Introduction

Prerequisites: Graph Theory, Depth First Search

A topological sort or topological order of a directed graph is an order in which every node comes after its ancestors.

For example topological orders could be:

  • (A, B, C, D, E, F, G)
  • (B, A, D, C, F, E, G)
  • (B, A, D, G, F, C, E)

But (B, A, C, F, D, E, G) is not a topological ordering because D is an ancestor of F and it comes after F.

Implementation

Topological sort can implemented in O(n) time using DFS for a directed acyclic graph (a digraph with no cycles).

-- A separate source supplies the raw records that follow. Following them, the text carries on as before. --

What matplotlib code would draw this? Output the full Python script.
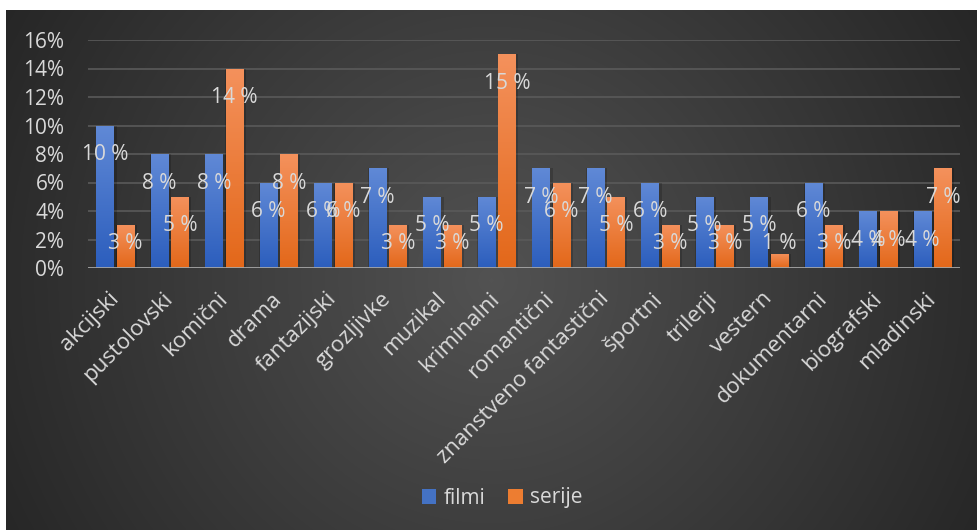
import matplotlib
matplotlib.use('Agg')
import matplotlib.pyplot as plt
import numpy as np
from matplotlib.colors import LinearSegmentedColormap
from matplotlib.patches import Patch

plt.rcParams['font.family'] = ['Open Sans', 'DejaVu Sans']

# data (percent)
categories = ['akcijski', 'pustolovski', 'komični', 'drama', 'fantazijski',
              'grozljivke', 'muzikal', 'kriminalni', 'romantični',
              'znanstveno fantastični', 'športni', 'trilerji', 'vestern',
              'dokumentarni', 'biografski', 'mladinski']
filmi = [10, 8, 8, 6, 6, 7, 5, 5, 7, 7, 6, 5, 5, 6, 4, 4]
serije = [3, 5, 14, 8, 6, 3, 3, 15, 6, 5, 3, 3, 1, 3, 4, 7]
series_names = ['filmi', 'serije']

W, H = 977, 530
fig = plt.figure(figsize=(W / 100, H / 100), dpi=100)
fig.patch.set_facecolor('white')

# radial gradient background
bg = fig.add_axes([6 / W, 0, 971 / W, 520 / H])
bg.set_axis_off()
yy, xx = np.mgrid[0:520, 0:971]
r = np.sqrt((xx - 485) ** 2 + (yy - 270) ** 2) / 560
r = np.clip(r, 0, 1)
bg_cmap = LinearSegmentedColormap.from_list('bg', ['#525252', '#262626'])
bg.imshow(r, cmap=bg_cmap, vmin=0, vmax=1, aspect='auto', interpolation='bilinear')

ax = fig.add_axes([88 / W, (H - 268) / H, 872 / W, 228 / H])
ax.set_facecolor('none')

x = np.arange(len(categories))
width = 0.32
blue_cmap = LinearSegmentedColormap.from_list('b', ['#2c5ebd', '#6089d6'])
orange_cmap = LinearSegmentedColormap.from_list('o', ['#e3681a', '#f4915c'])

grad = np.linspace(0, 1, 100).reshape(-1, 1)


def grad_bars(pos, vals, cmap, color):
    # soft shadow
    ax.bar(pos + 0.02, vals, width + 0.06, color='black', alpha=0.18, zorder=2,
           linewidth=0)
    bars = ax.bar(pos, vals, width, color=color, zorder=3, linewidth=0)
    for b in bars:
        bx, by = b.get_x(), b.get_y()
        bw, bh = b.get_width(), b.get_height()
        im = ax.imshow(grad, cmap=cmap, origin='lower', aspect='auto',
                       extent=[bx, bx + bw, by, by + bh], zorder=4)
        im.set_clip_path(b)
    return bars


grad_bars(x - 0.185, np.array(filmi), blue_cmap, '#4472c4')
grad_bars(x + 0.185, np.array(serije), orange_cmap, '#ed7d31')
ax.set_xlim(-0.5, len(categories) - 0.5)
ax.set_ylim(0, 16)

# data labels
for pos, vals in [(x - 0.185, filmi), (x + 0.185, serije)]:
    for px, v in zip(pos, vals):
        ly = max(v - 2.05, 1.75)
        ax.text(px, ly, f'{v} %', ha='center', va='center', color='#d9d9d9',
                fontsize=15, zorder=6)

# grid and axes
ax.set_yticks(np.arange(0, 17, 2))
ax.set_yticklabels([f'{t}%' for t in range(0, 17, 2)])
for t in range(2, 17, 2):
    ax.axhline(t, color='#5a5a5a', lw=1.2, zorder=1)
ax.axhline(0, color='#a6a6a6', lw=2, zorder=5)
for s in ax.spines.values():
    s.set_visible(False)
ax.tick_params(axis='y', length=0, pad=17, labelsize=15, labelcolor='#d9d9d9')
ax.tick_params(axis='x', length=0, pad=20, labelsize=16, labelcolor='#d9d9d9')
ax.set_xticks(x)
ax.set_xticklabels(categories, rotation=45, ha='right', va='center',
                   rotation_mode='anchor')

# legend
handles = [Patch(facecolor='#4472c4', label=series_names[0]),
           Patch(facecolor='#ed7d31', label=series_names[1])]
fig.legend(handles=handles, loc='center', bbox_to_anchor=(502 / W, 32 / H),
           ncol=2, frameon=False, fontsize=15, labelcolor='#d9d9d9',
           handlelength=0.7, handleheight=0.7, handletextpad=0.35,
           columnspacing=1.1)

fig.savefig('out.png', dpi=100)
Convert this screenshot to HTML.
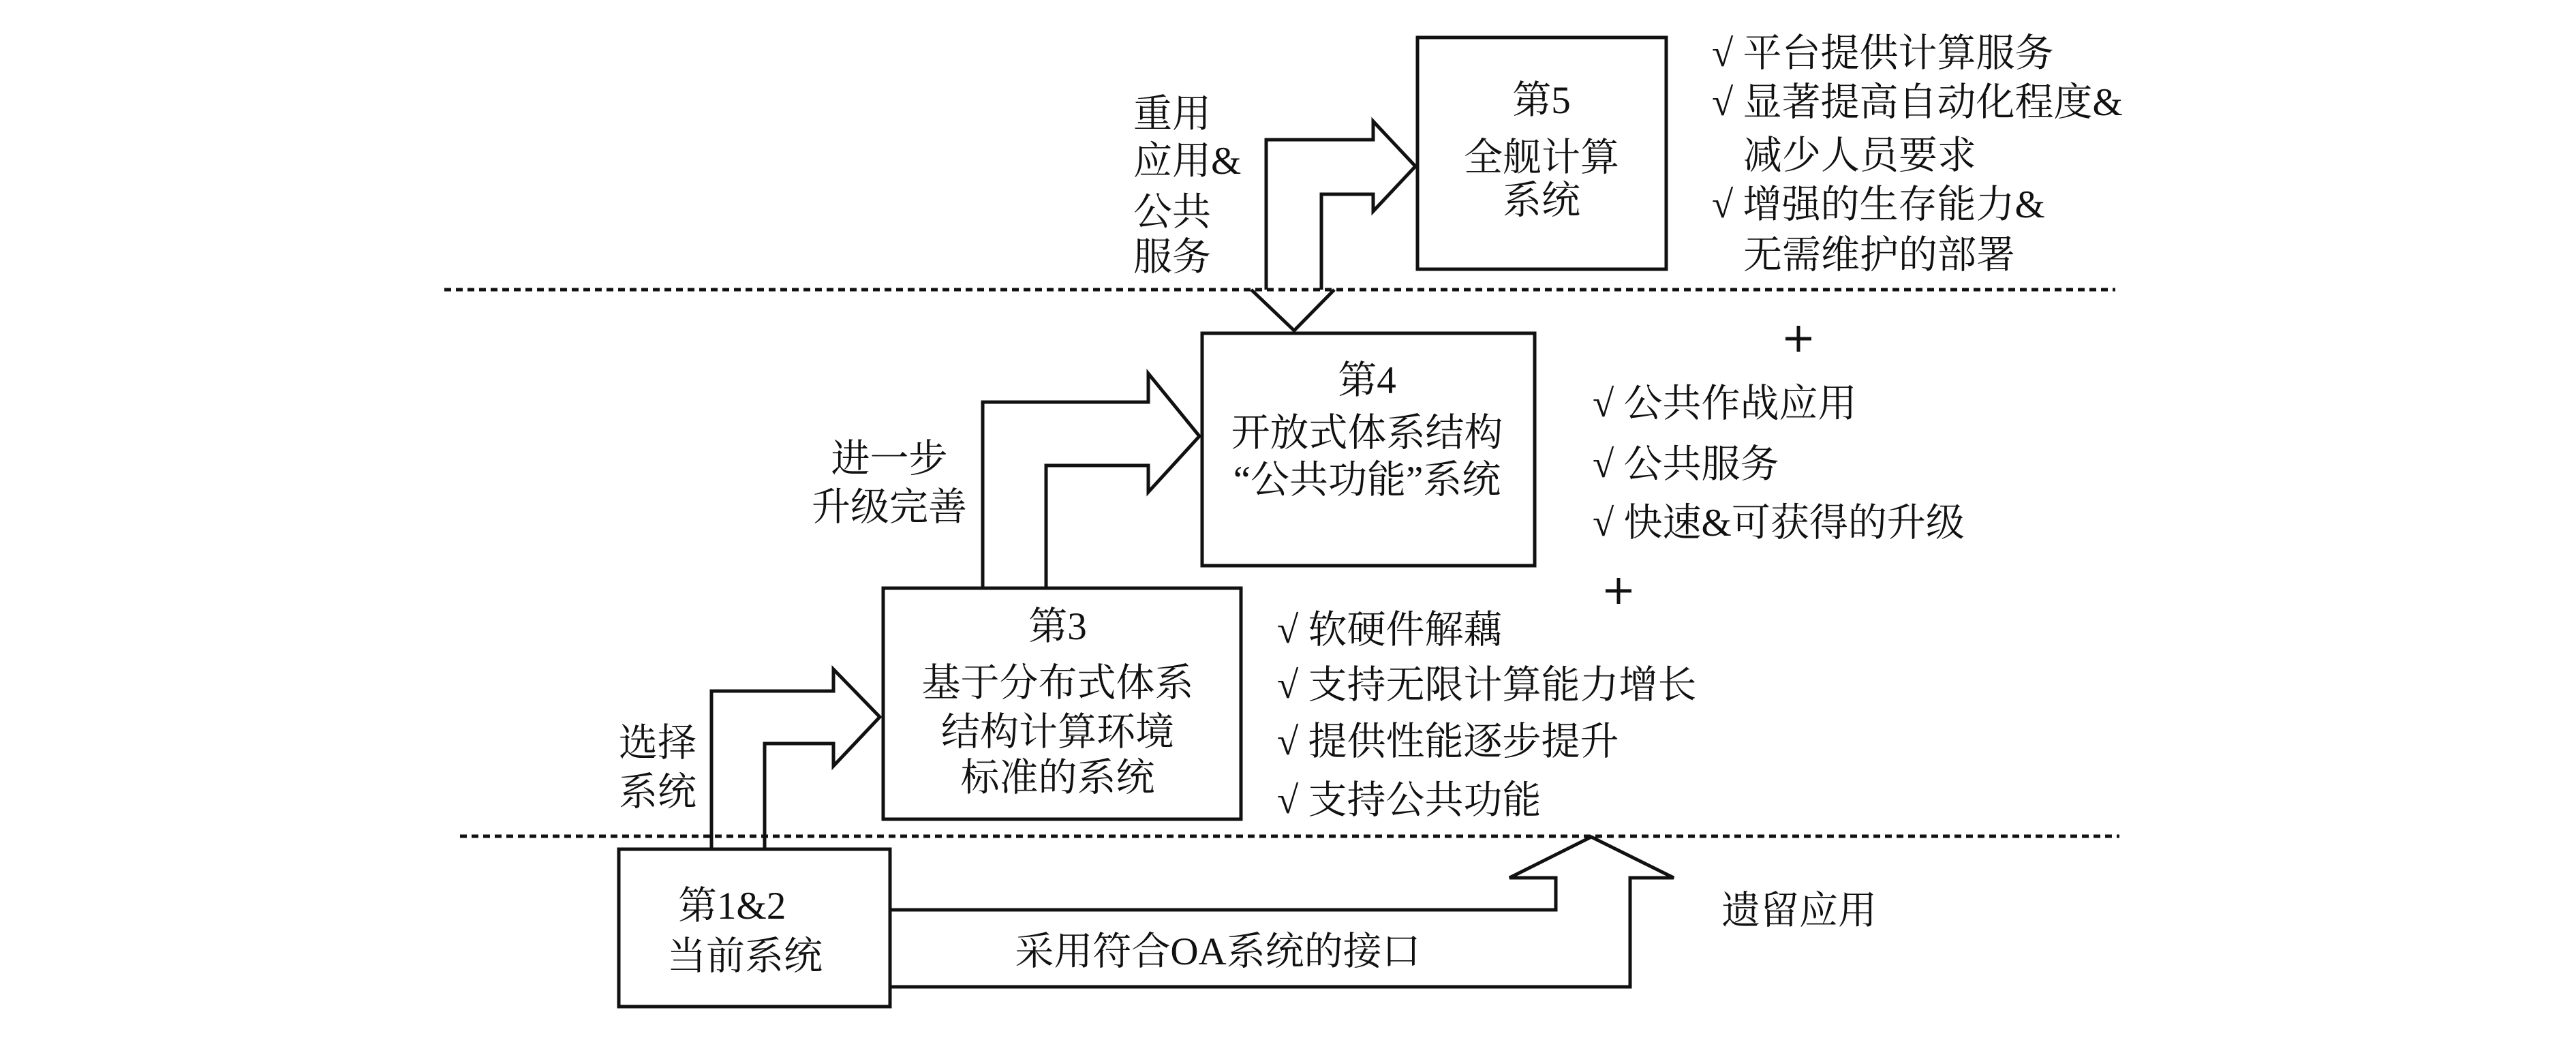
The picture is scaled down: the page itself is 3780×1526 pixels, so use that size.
<!DOCTYPE html>
<html><head><meta charset="utf-8"><style>
html,body{margin:0;padding:0;background:#fff;}
svg{display:block;}
text{font-family:"Liberation Serif","Noto Serif CJK SC","Noto Sans CJK SC",serif;font-size:57px;fill:#111;}
</style></head><body>
<svg width="3780" height="1526" viewBox="0 0 3780 1526" xmlns="http://www.w3.org/2000/svg">
<g stroke="#111" stroke-width="5" fill="none" stroke-dasharray="10 7">
<line x1="652" y1="425" x2="3104" y2="425"/>
<line x1="675" y1="1227" x2="3110" y2="1227"/>
</g>
<g stroke="#111" stroke-width="5" fill="none">
<rect x="2080" y="55" width="365" height="340"/>
<rect x="1764" y="489" width="488" height="341"/>
<rect x="1296" y="863" width="525" height="339"/>
<rect x="908" y="1246" width="398" height="231"/>
<polyline points="1858,425 1858,205 2015,205 2015,178 2077,244 2015,310 2015,285 1939,285 1939,425"/>
<polyline points="1836,425 1899,485 1958,425"/>
<polyline points="1442,863 1442,590 1685,590 1685,548 1760,640 1685,722 1685,683 1535,683 1535,863"/>
<polyline points="1044,1246 1044,1014 1223,1014 1223,982 1291,1052 1223,1124 1223,1091 1122,1091 1122,1246"/>
<polyline points="1306,1335 2283,1335 2283,1288 2215,1288 2335,1228 2456,1288 2392,1288 2392,1448 1306,1448"/>
<!-- plus signs -->
<path d="M2620,497 h38 M2639,478 v38"/>
<path d="M2356,867 h38 M2375,848 v38"/>
</g>
<g text-anchor="middle">
<text x="2262" y="166">第5</text>
<text x="2262" y="250">全舰计算</text>
<text x="2262" y="313">系统</text>
<text x="2006" y="577">第4</text>
<text x="2006" y="654">开放式体系结构</text>
<text x="2006" y="723">“公共功能”系统</text>
<text x="1552" y="938">第3</text>
<text x="1552" y="1021">基于分布式体系</text>
<text x="1552" y="1093">结构计算环境</text>
<text x="1552" y="1160">标准的系统</text>
<text x="1305" y="692">进一步</text>
<text x="1305" y="763">升级完善</text>
<text x="1787" y="1415">采用符合OA系统的接口</text>
</g>
<text x="995" y="1348">第1&amp;2</text>
<text x="979" y="1422">当前系统</text>
<text x="1663" y="186">重用</text>
<text x="1663" y="255">应用&amp;</text>
<text x="1663" y="330">公共</text>
<text x="1663" y="396">服务</text>
<text x="908" y="1109">选择</text>
<text x="908" y="1181">系统</text>
<text x="2526" y="1355">遗留应用</text>
<text x="2512" y="97">√ 平台提供计算服务</text>
<text x="2512" y="169">√ 显著提高自动化程度&amp;</text>
<text x="2558" y="247">减少人员要求</text>
<text x="2512" y="319">√ 增强的生存能力&amp;</text>
<text x="2558" y="393">无需维护的部署</text>
<text x="2337" y="611">√ 公共作战应用</text>
<text x="2337" y="700">√ 公共服务</text>
<text x="2337" y="786">√ 快速&amp;可获得的升级</text>
<text x="1874" y="943">√ 软硬件解藕</text>
<text x="1874" y="1024">√ 支持无限计算能力增长</text>
<text x="1874" y="1107">√ 提供性能逐步提升</text>
<text x="1874" y="1193">√ 支持公共功能</text>
</svg>
</body></html>
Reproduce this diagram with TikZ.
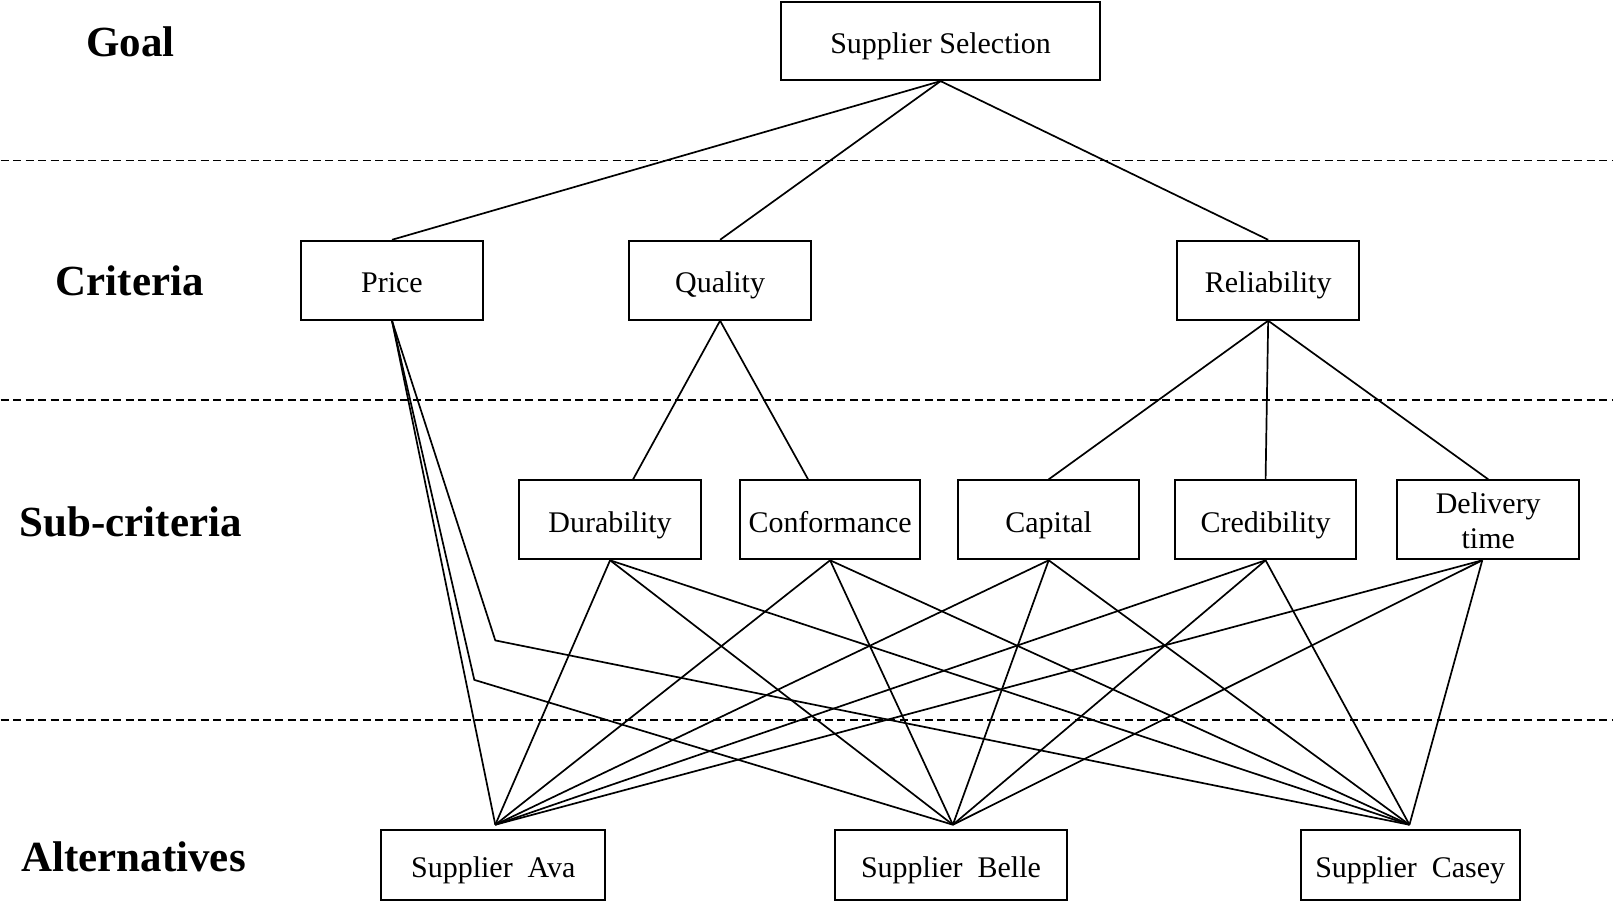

How it works:

  1. Start with an empty top order.
  2. Pick any unmarked node.
  3. Get the DFS preordering from that node for unvisited nodes.
  4. Add the DFS to the head of the current order.
  5. Mark every node that has been visited.

Example:

  • Pick C
  • DFS preorder from C is (C,E)
  • Add DFS preorder to head [C,E]
  • Pick F
  • DFS preorder from F is (F)
  • Add DFS preorder from F to head [F,C,E]
  • Pick B
  • DFS preorder from B is (B,D,G)
  • Add DFS preorder from B to head [B,D,G,F,C,E]
  • Pick A
  • DFS preorder from A is (A)
  • Add DFS preorder from A to head [A,B,D,G,F,C,E]
  • Done, all nodes visited

A DFS order from a node is guaranteed to be a topological order. Since we add everything to the head of the order, a child of a node cannot appear before it.